Recorded data
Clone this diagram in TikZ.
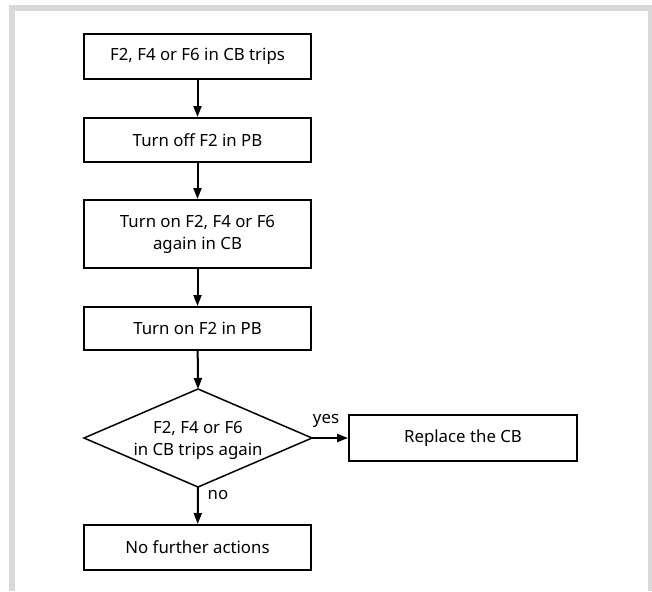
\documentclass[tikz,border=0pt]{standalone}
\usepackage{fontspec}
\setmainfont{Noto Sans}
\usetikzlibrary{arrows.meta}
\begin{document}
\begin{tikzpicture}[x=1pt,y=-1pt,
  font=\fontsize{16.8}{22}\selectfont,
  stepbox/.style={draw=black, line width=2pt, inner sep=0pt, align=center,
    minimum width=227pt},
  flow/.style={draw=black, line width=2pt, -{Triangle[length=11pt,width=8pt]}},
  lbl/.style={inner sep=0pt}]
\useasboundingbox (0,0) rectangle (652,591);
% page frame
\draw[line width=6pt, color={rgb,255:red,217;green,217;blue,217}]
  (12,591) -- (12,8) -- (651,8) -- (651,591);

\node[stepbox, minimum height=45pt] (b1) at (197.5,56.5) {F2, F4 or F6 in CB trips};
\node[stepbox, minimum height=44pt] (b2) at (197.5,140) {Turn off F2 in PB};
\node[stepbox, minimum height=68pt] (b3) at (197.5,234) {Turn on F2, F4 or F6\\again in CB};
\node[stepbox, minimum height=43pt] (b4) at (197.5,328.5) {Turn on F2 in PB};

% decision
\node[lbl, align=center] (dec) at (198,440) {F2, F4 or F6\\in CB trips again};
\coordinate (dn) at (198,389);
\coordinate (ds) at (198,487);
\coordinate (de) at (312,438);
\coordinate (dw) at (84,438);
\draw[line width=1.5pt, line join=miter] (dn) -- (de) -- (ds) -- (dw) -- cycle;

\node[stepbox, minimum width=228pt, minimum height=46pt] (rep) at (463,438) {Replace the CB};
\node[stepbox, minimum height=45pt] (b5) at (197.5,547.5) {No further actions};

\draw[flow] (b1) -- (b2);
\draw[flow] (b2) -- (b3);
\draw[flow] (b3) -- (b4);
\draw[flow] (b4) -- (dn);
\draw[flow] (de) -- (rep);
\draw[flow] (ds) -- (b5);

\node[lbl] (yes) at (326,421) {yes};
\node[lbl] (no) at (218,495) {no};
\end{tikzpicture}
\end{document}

Written task
Set down all the data again exactly as above, pictures excluded.

Worked answer
Clone this diagram in TikZ.
\documentclass[tikz,border=0pt]{standalone}
\usepackage{fontspec}
\setmainfont{Noto Sans}
\usetikzlibrary{arrows.meta}
\begin{document}
\begin{tikzpicture}[x=1pt,y=-1pt,
  font=\fontsize{16.8}{22}\selectfont,
  stepbox/.style={draw=black, line width=2pt, inner sep=0pt, align=center,
    minimum width=227pt},
  flow/.style={draw=black, line width=2pt, -{Triangle[length=11pt,width=8pt]}},
  lbl/.style={inner sep=0pt}]
\useasboundingbox (0,0) rectangle (652,591);
% page frame
\draw[line width=6pt, color={rgb,255:red,217;green,217;blue,217}]
  (12,591) -- (12,8) -- (651,8) -- (651,591);

\node[stepbox, minimum height=45pt] (b1) at (197.5,56.5) {F2, F4 or F6 in CB trips};
\node[stepbox, minimum height=44pt] (b2) at (197.5,140) {Turn off F2 in PB};
\node[stepbox, minimum height=68pt] (b3) at (197.5,234) {Turn on F2, F4 or F6\\again in CB};
\node[stepbox, minimum height=43pt] (b4) at (197.5,328.5) {Turn on F2 in PB};

% decision
\node[lbl, align=center] (dec) at (198,440) {F2, F4 or F6\\in CB trips again};
\coordinate (dn) at (198,389);
\coordinate (ds) at (198,487);
\coordinate (de) at (312,438);
\coordinate (dw) at (84,438);
\draw[line width=1.5pt, line join=miter] (dn) -- (de) -- (ds) -- (dw) -- cycle;

\node[stepbox, minimum width=228pt, minimum height=46pt] (rep) at (463,438) {Replace the CB};
\node[stepbox, minimum height=45pt] (b5) at (197.5,547.5) {No further actions};

\draw[flow] (b1) -- (b2);
\draw[flow] (b2) -- (b3);
\draw[flow] (b3) -- (b4);
\draw[flow] (b4) -- (dn);
\draw[flow] (de) -- (rep);
\draw[flow] (ds) -- (b5);

\node[lbl] (yes) at (326,421) {yes};
\node[lbl] (no) at (218,495) {no};
\end{tikzpicture}
\end{document}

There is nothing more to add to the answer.